Monday, Dec. 14, 1992
Refractions From The Sins of the Fathers
By MICHAEL BLUMENTHAL Michael Blumenthal is a poet and novelist whose most recent book is The Wages of Goodness (1992). He lectures at Harvard University and is currently a Fulbright fellow in Budapest.
For the son of German-Jewish refugees who escaped, by the skin of their teeth and the vicissitudes of luck, the ravages of the Nazi Holocaust, it is easy -- a bit too easy, I suspect -- to feel an almost visceral dislike for the Germans, to be unwilling, in matters moral, to ever give them the benefit of the doubt. After all, it was not merely a handful but millions of Germans who at least part-knowingly acquiesced in what still seems the unspeakable: the organized, systematic gassing and torture of 11 million innocent Jews, Gypsies and others that have left scars that may take all of remaining human history to heal, and memories that ought never be erased.
So the Germans, either justly or unjustly, are held to a higher burden of proof when moral and racial matters, such as the current treatment and status of Germany's estimated 1.4 million refugees, are at stake. And though the sins of the fathers are, rightfully or wrongly, visited upon the sons, it is also a fact that the victimization of the fathers may lead to a certain moral blind spot in the sons. So, in judging the present emotion-filled crisis of the refugee presence in Germany, it seems to me all the more necessary to strive for an evenhandedness and objectivity in our judgment, lest yet another tragic lesson of history be re-enacted in our time -- namely, that all ethnic and religious hatreds and tragedies perpetuate and reinforce one another.
Whether the "new" generation of Germans -- those who by the mere fact of their postwar birth cannot in any way be held responsible for the sins of their ancestors -- deserve to be held to a different standard than the rest of us is, no doubt, a question best answered by moral philosophers and theologians. For myself, an affirmative answer would once again apply the kind of racial double standard that has time and again led to tragedy. For it is morally simplistic, if at times inviting, to use the irreparability of the German crimes of the Nazi era as a justification for dismissing whatever $ efforts individual Germans may be making at reparation and repentance today. (How much more moral, we might ask, were America's sins of slavery, and how adequate have our own efforts to "repair" them been?) There is a certain easy solace, I fear, in labeling one crime as history's worst, one people as history's most egregious villains. It allows the rest of us, by implication, to be subjected to a lower standard of morality, to enjoy an easier sleep.

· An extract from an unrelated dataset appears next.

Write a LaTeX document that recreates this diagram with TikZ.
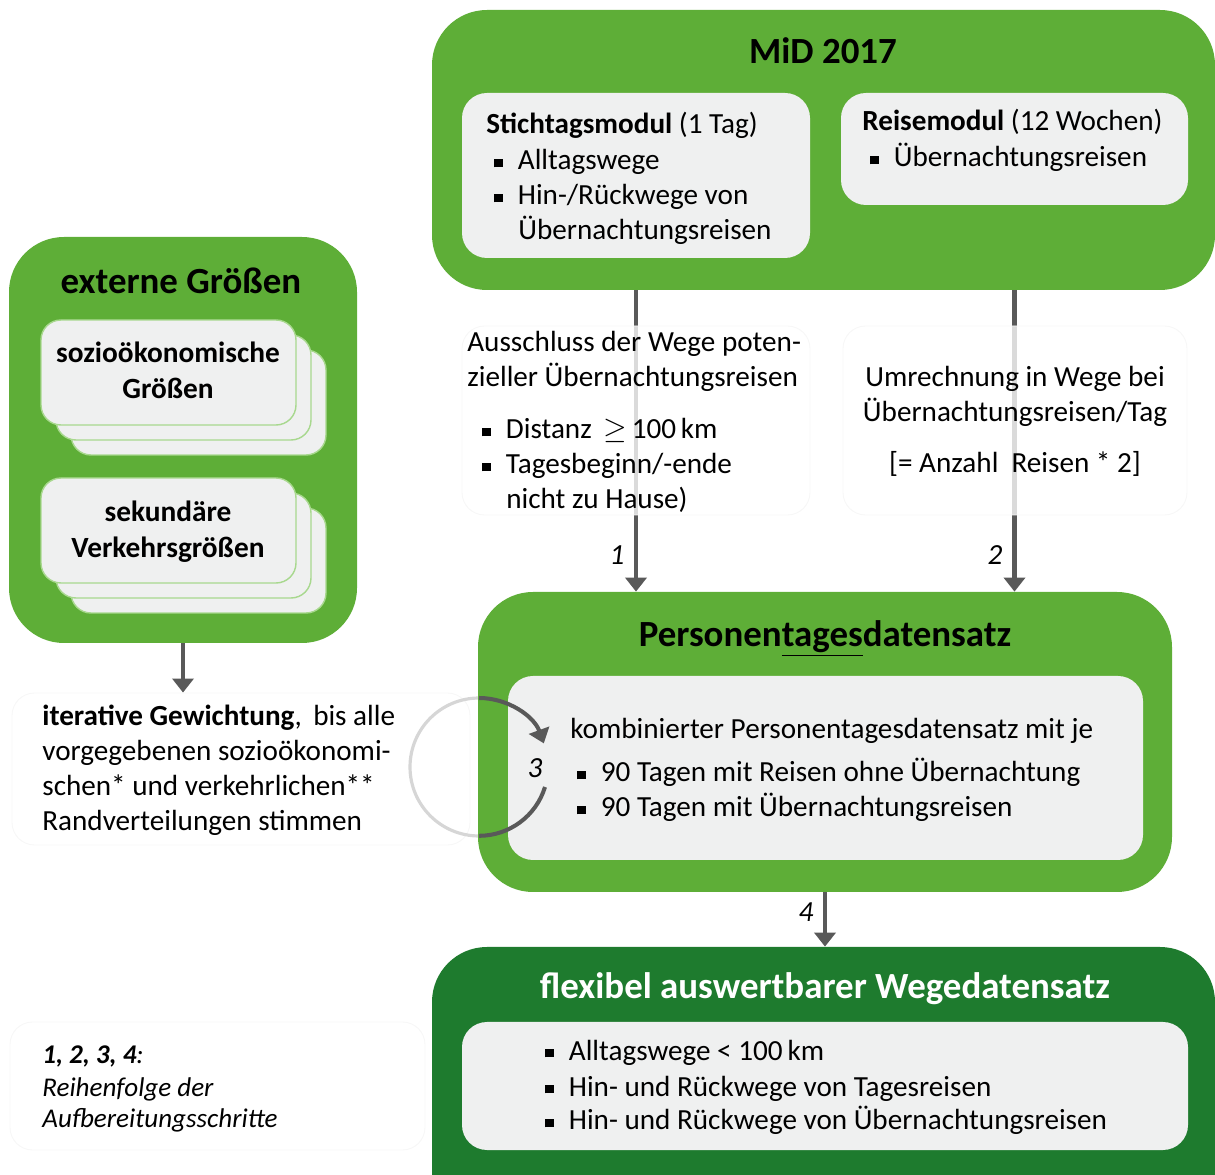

So it is useful, I think, to cast a "cold eye" on contemporary Germany's record vis-a-vis Gypsies and others before we judge it too harshly, to understand where Germany and most contemporary Germans -- for example, the 350,000 who recently marched against racism in Berlin -- stand before we pronounce our easy and self-righteous j'accuse. We might remember, for example, that the German constitution has for decades included one of the most liberal and generous policies toward political asylum seekers anywhere in the world.
That policy has guaranteed to all who merely utter the word Asyl, or asylum, on German soil (expected to reach 500,000 by the end of this year alone) the right to be sheltered and fed during the months, and sometimes years, while their cases are reviewed. We might consider that in any nation with more than 50% of the labor force suffering some sort of "voluntary" or involuntary unemployment, as is the case in what was formerly East Germany, the presence of so many unemployed refugees, supported at government expense, would be the target of economic unrest and accumulated rage. We should remember that for every anarchic German throwing eggs and tomatoes and paint bombs at President Richard von Weizsacker the other week, there were thousands more standing up -- rather than by, as they did during the Nazi era -- to proclaim their shame at their country's past and their repugnance for this particular aspect of its present.
We should look at all this before -- in our haste to condemn the Germans and relieve ourselves of our own moral burdens -- the sins of the fathers now become, in the utmost of ironies, the sins of someone else's sons.